The example below is not working with the latest version of odeint that comes with the BH package. I've submitted and issue on github.

# Robertson chemical kinetics problem
# Robertson = '
# dxdt[0] = -alpha * x[0] + beta * x[1] * x[2];
# dxdt[1] = alpha * x[0] - beta * x[1] * x[2] - gamma * x[1] * x[1];
# dxdt[2] = gamma * x[1] * x[1];
# ' # Robertson
# pars = c(alpha = 0.04, beta = 1e4, gamma = 3e7)
# init.cond = c(1, 0, 0)
# cat(JacobianCpp(Robertson))
# compile_implicit("robertson", Robertson, pars, TRUE)
# at = 10 ^ seq(-5, 5, len = 400)
# x = robertson_at(init.cond, at)
# par(mfrow = c(3, 1), mar = rep(0.5, 4), oma = rep(5, 4), xpd = NA)
# plot(x[, 1:2], type = "l", lwd = 3,
#      col = "steelblue", log = "x", axes = F, xlab = NA)
# axis(2); box()
# plot(x[, c(1, 3)], type = "l", lwd = 3,
#      col = "steelblue", log = "x", axes = F, xlab = NA)
# axis(4); box()
# plot(x[, c(1, 4)], type = "l", lwd = 3,
#      col = "steelblue", log = "x", axes = F)
# axis(2); axis(1); box()

It is important to understand that the only thing that odeintr does is to generate C++ code and compile it using Rcpp.
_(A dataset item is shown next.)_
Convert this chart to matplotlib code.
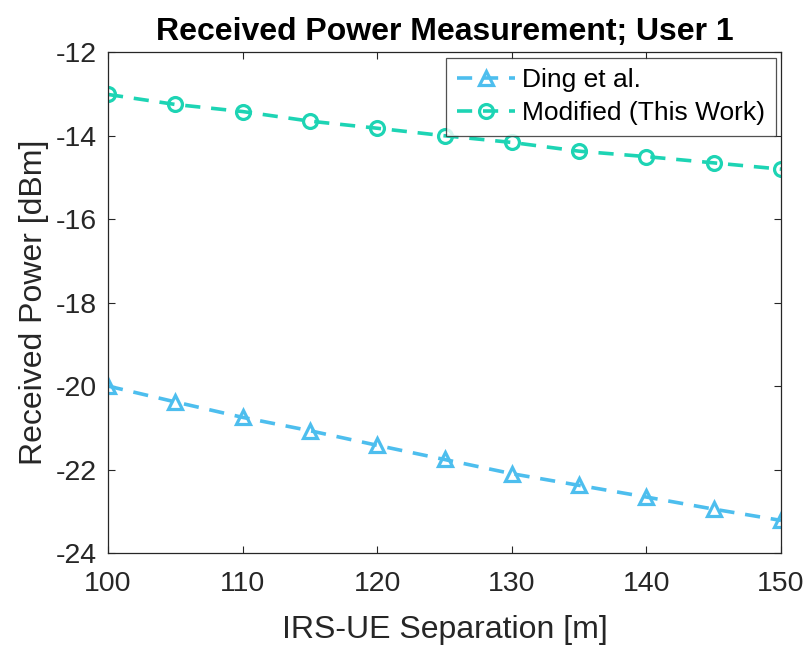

That means you can use the generated code as a starting point for your project and modify as you wish.

the_code = compile_sys("logitest", "dxdt = x * (1 - x)", compile = FALSE)
cat(the_code)

Performance

Because ODEINT is a header-only library, the entire integration path is exposed to the compiler. That means your system functions can be inlined with the integration code, loops unrolled, etc. It will help if you enable optimization in your compiler. Use "-O3" with gcc. See the R documentation on the user Makevars file. (Odeintr now provides a convenient function to set the compiler optimization level.)

The Lorenz and Van der Pol examples above show about 10 million observer calls per second.